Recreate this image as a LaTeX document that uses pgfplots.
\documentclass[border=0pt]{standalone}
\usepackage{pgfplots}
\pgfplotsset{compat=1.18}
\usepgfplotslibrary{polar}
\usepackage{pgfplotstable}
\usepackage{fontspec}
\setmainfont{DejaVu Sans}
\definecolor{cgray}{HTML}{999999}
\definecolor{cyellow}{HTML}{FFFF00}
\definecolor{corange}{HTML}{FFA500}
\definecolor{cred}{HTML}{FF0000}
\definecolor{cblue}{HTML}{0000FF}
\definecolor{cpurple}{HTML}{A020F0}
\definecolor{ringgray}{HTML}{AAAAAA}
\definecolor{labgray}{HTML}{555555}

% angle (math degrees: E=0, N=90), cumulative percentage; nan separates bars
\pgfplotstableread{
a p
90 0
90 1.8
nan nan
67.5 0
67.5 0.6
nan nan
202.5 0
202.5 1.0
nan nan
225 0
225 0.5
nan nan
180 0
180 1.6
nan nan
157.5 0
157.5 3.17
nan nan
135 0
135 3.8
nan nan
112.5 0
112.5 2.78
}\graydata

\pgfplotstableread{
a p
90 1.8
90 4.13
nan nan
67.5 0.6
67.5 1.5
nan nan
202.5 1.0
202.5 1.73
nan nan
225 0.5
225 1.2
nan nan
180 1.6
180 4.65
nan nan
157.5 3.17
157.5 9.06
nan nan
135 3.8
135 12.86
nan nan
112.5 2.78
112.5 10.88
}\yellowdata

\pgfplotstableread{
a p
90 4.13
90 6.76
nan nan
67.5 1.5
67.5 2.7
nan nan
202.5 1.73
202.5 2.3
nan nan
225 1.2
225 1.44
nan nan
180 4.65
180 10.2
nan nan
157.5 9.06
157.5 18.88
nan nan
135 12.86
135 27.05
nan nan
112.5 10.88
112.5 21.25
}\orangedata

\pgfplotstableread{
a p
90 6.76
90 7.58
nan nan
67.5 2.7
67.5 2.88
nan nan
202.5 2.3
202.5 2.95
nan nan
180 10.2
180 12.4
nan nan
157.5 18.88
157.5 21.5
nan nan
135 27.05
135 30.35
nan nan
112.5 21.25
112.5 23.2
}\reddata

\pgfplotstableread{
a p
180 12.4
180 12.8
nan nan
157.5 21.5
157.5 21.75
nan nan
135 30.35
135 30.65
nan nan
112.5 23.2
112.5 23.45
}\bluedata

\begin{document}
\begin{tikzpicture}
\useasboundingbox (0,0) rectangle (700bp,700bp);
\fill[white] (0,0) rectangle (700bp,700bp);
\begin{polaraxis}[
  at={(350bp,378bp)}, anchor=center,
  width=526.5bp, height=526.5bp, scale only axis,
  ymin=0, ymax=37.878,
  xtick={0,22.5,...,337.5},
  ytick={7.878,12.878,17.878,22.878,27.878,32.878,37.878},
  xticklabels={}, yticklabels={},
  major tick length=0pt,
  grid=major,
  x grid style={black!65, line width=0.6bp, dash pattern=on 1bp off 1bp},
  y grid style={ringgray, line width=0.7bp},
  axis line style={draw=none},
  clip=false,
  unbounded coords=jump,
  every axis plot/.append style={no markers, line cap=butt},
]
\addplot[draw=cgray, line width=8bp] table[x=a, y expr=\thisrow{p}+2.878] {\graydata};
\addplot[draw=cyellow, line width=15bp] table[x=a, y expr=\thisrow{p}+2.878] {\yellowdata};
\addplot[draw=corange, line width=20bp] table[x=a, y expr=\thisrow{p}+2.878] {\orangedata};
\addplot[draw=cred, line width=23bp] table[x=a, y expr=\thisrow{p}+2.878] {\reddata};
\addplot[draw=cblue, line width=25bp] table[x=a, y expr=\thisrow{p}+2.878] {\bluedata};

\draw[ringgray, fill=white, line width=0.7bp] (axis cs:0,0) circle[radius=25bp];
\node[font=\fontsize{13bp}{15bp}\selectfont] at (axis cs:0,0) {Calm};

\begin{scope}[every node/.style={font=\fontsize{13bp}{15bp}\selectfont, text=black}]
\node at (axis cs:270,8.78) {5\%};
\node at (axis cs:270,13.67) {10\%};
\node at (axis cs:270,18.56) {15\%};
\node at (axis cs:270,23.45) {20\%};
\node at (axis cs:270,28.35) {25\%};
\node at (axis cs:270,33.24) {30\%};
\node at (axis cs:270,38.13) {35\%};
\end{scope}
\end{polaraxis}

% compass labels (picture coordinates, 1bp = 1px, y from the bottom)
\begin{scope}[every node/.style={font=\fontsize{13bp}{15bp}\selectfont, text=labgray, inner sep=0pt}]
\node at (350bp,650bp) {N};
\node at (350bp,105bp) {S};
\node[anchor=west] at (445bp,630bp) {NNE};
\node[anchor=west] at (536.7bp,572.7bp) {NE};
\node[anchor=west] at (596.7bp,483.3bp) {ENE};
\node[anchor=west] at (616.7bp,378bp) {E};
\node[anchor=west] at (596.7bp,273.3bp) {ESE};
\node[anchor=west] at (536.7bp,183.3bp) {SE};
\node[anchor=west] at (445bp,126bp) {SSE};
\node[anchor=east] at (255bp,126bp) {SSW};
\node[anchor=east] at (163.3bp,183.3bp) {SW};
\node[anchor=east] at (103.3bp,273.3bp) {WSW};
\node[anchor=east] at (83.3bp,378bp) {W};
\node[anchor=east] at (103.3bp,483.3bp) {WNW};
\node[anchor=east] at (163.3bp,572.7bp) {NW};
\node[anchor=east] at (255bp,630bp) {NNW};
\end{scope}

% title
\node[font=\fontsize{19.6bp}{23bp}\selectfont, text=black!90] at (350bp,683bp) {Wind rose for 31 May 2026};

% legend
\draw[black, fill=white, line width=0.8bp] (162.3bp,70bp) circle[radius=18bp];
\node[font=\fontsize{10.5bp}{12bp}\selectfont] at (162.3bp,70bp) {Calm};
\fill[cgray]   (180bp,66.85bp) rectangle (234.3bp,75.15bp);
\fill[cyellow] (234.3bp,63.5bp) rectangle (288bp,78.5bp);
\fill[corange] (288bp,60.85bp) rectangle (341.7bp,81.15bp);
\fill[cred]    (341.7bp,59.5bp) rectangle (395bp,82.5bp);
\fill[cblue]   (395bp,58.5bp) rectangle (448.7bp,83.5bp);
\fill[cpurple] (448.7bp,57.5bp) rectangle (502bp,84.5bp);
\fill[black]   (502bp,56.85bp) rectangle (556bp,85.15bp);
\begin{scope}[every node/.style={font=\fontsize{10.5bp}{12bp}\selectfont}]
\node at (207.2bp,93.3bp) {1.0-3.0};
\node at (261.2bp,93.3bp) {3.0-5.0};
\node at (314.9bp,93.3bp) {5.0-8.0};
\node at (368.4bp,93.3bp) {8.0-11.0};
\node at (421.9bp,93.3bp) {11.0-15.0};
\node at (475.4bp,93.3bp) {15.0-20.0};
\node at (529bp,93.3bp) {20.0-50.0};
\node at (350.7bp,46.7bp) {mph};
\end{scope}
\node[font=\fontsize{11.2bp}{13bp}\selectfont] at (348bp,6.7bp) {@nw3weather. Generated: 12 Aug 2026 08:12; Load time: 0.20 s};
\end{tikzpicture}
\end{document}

• Problem details: Each line above must be printed exactly as it appears.

• Exercise output:
Recreate this image as a LaTeX document that uses pgfplots.
\documentclass[border=0pt]{standalone}
\usepackage{pgfplots}
\pgfplotsset{compat=1.18}
\usepgfplotslibrary{polar}
\usepackage{pgfplotstable}
\usepackage{fontspec}
\setmainfont{DejaVu Sans}
\definecolor{cgray}{HTML}{999999}
\definecolor{cyellow}{HTML}{FFFF00}
\definecolor{corange}{HTML}{FFA500}
\definecolor{cred}{HTML}{FF0000}
\definecolor{cblue}{HTML}{0000FF}
\definecolor{cpurple}{HTML}{A020F0}
\definecolor{ringgray}{HTML}{AAAAAA}
\definecolor{labgray}{HTML}{555555}

% angle (math degrees: E=0, N=90), cumulative percentage; nan separates bars
\pgfplotstableread{
a p
90 0
90 1.8
nan nan
67.5 0
67.5 0.6
nan nan
202.5 0
202.5 1.0
nan nan
225 0
225 0.5
nan nan
180 0
180 1.6
nan nan
157.5 0
157.5 3.17
nan nan
135 0
135 3.8
nan nan
112.5 0
112.5 2.78
}\graydata

\pgfplotstableread{
a p
90 1.8
90 4.13
nan nan
67.5 0.6
67.5 1.5
nan nan
202.5 1.0
202.5 1.73
nan nan
225 0.5
225 1.2
nan nan
180 1.6
180 4.65
nan nan
157.5 3.17
157.5 9.06
nan nan
135 3.8
135 12.86
nan nan
112.5 2.78
112.5 10.88
}\yellowdata

\pgfplotstableread{
a p
90 4.13
90 6.76
nan nan
67.5 1.5
67.5 2.7
nan nan
202.5 1.73
202.5 2.3
nan nan
225 1.2
225 1.44
nan nan
180 4.65
180 10.2
nan nan
157.5 9.06
157.5 18.88
nan nan
135 12.86
135 27.05
nan nan
112.5 10.88
112.5 21.25
}\orangedata

\pgfplotstableread{
a p
90 6.76
90 7.58
nan nan
67.5 2.7
67.5 2.88
nan nan
202.5 2.3
202.5 2.95
nan nan
180 10.2
180 12.4
nan nan
157.5 18.88
157.5 21.5
nan nan
135 27.05
135 30.35
nan nan
112.5 21.25
112.5 23.2
}\reddata

\pgfplotstableread{
a p
180 12.4
180 12.8
nan nan
157.5 21.5
157.5 21.75
nan nan
135 30.35
135 30.65
nan nan
112.5 23.2
112.5 23.45
}\bluedata

\begin{document}
\begin{tikzpicture}
\useasboundingbox (0,0) rectangle (700bp,700bp);
\fill[white] (0,0) rectangle (700bp,700bp);
\begin{polaraxis}[
  at={(350bp,378bp)}, anchor=center,
  width=526.5bp, height=526.5bp, scale only axis,
  ymin=0, ymax=37.878,
  xtick={0,22.5,...,337.5},
  ytick={7.878,12.878,17.878,22.878,27.878,32.878,37.878},
  xticklabels={}, yticklabels={},
  major tick length=0pt,
  grid=major,
  x grid style={black!65, line width=0.6bp, dash pattern=on 1bp off 1bp},
  y grid style={ringgray, line width=0.7bp},
  axis line style={draw=none},
  clip=false,
  unbounded coords=jump,
  every axis plot/.append style={no markers, line cap=butt},
]
\addplot[draw=cgray, line width=8bp] table[x=a, y expr=\thisrow{p}+2.878] {\graydata};
\addplot[draw=cyellow, line width=15bp] table[x=a, y expr=\thisrow{p}+2.878] {\yellowdata};
\addplot[draw=corange, line width=20bp] table[x=a, y expr=\thisrow{p}+2.878] {\orangedata};
\addplot[draw=cred, line width=23bp] table[x=a, y expr=\thisrow{p}+2.878] {\reddata};
\addplot[draw=cblue, line width=25bp] table[x=a, y expr=\thisrow{p}+2.878] {\bluedata};

\draw[ringgray, fill=white, line width=0.7bp] (axis cs:0,0) circle[radius=25bp];
\node[font=\fontsize{13bp}{15bp}\selectfont] at (axis cs:0,0) {Calm};

\begin{scope}[every node/.style={font=\fontsize{13bp}{15bp}\selectfont, text=black}]
\node at (axis cs:270,8.78) {5\%};
\node at (axis cs:270,13.67) {10\%};
\node at (axis cs:270,18.56) {15\%};
\node at (axis cs:270,23.45) {20\%};
\node at (axis cs:270,28.35) {25\%};
\node at (axis cs:270,33.24) {30\%};
\node at (axis cs:270,38.13) {35\%};
\end{scope}
\end{polaraxis}

% compass labels (picture coordinates, 1bp = 1px, y from the bottom)
\begin{scope}[every node/.style={font=\fontsize{13bp}{15bp}\selectfont, text=labgray, inner sep=0pt}]
\node at (350bp,650bp) {N};
\node at (350bp,105bp) {S};
\node[anchor=west] at (445bp,630bp) {NNE};
\node[anchor=west] at (536.7bp,572.7bp) {NE};
\node[anchor=west] at (596.7bp,483.3bp) {ENE};
\node[anchor=west] at (616.7bp,378bp) {E};
\node[anchor=west] at (596.7bp,273.3bp) {ESE};
\node[anchor=west] at (536.7bp,183.3bp) {SE};
\node[anchor=west] at (445bp,126bp) {SSE};
\node[anchor=east] at (255bp,126bp) {SSW};
\node[anchor=east] at (163.3bp,183.3bp) {SW};
\node[anchor=east] at (103.3bp,273.3bp) {WSW};
\node[anchor=east] at (83.3bp,378bp) {W};
\node[anchor=east] at (103.3bp,483.3bp) {WNW};
\node[anchor=east] at (163.3bp,572.7bp) {NW};
\node[anchor=east] at (255bp,630bp) {NNW};
\end{scope}

% title
\node[font=\fontsize{19.6bp}{23bp}\selectfont, text=black!90] at (350bp,683bp) {Wind rose for 31 May 2026};

% legend
\draw[black, fill=white, line width=0.8bp] (162.3bp,70bp) circle[radius=18bp];
\node[font=\fontsize{10.5bp}{12bp}\selectfont] at (162.3bp,70bp) {Calm};
\fill[cgray]   (180bp,66.85bp) rectangle (234.3bp,75.15bp);
\fill[cyellow] (234.3bp,63.5bp) rectangle (288bp,78.5bp);
\fill[corange] (288bp,60.85bp) rectangle (341.7bp,81.15bp);
\fill[cred]    (341.7bp,59.5bp) rectangle (395bp,82.5bp);
\fill[cblue]   (395bp,58.5bp) rectangle (448.7bp,83.5bp);
\fill[cpurple] (448.7bp,57.5bp) rectangle (502bp,84.5bp);
\fill[black]   (502bp,56.85bp) rectangle (556bp,85.15bp);
\begin{scope}[every node/.style={font=\fontsize{10.5bp}{12bp}\selectfont}]
\node at (207.2bp,93.3bp) {1.0-3.0};
\node at (261.2bp,93.3bp) {3.0-5.0};
\node at (314.9bp,93.3bp) {5.0-8.0};
\node at (368.4bp,93.3bp) {8.0-11.0};
\node at (421.9bp,93.3bp) {11.0-15.0};
\node at (475.4bp,93.3bp) {15.0-20.0};
\node at (529bp,93.3bp) {20.0-50.0};
\node at (350.7bp,46.7bp) {mph};
\end{scope}
\node[font=\fontsize{11.2bp}{13bp}\selectfont] at (348bp,6.7bp) {@nw3weather. Generated: 12 Aug 2026 08:12; Load time: 0.20 s};
\end{tikzpicture}
\end{document}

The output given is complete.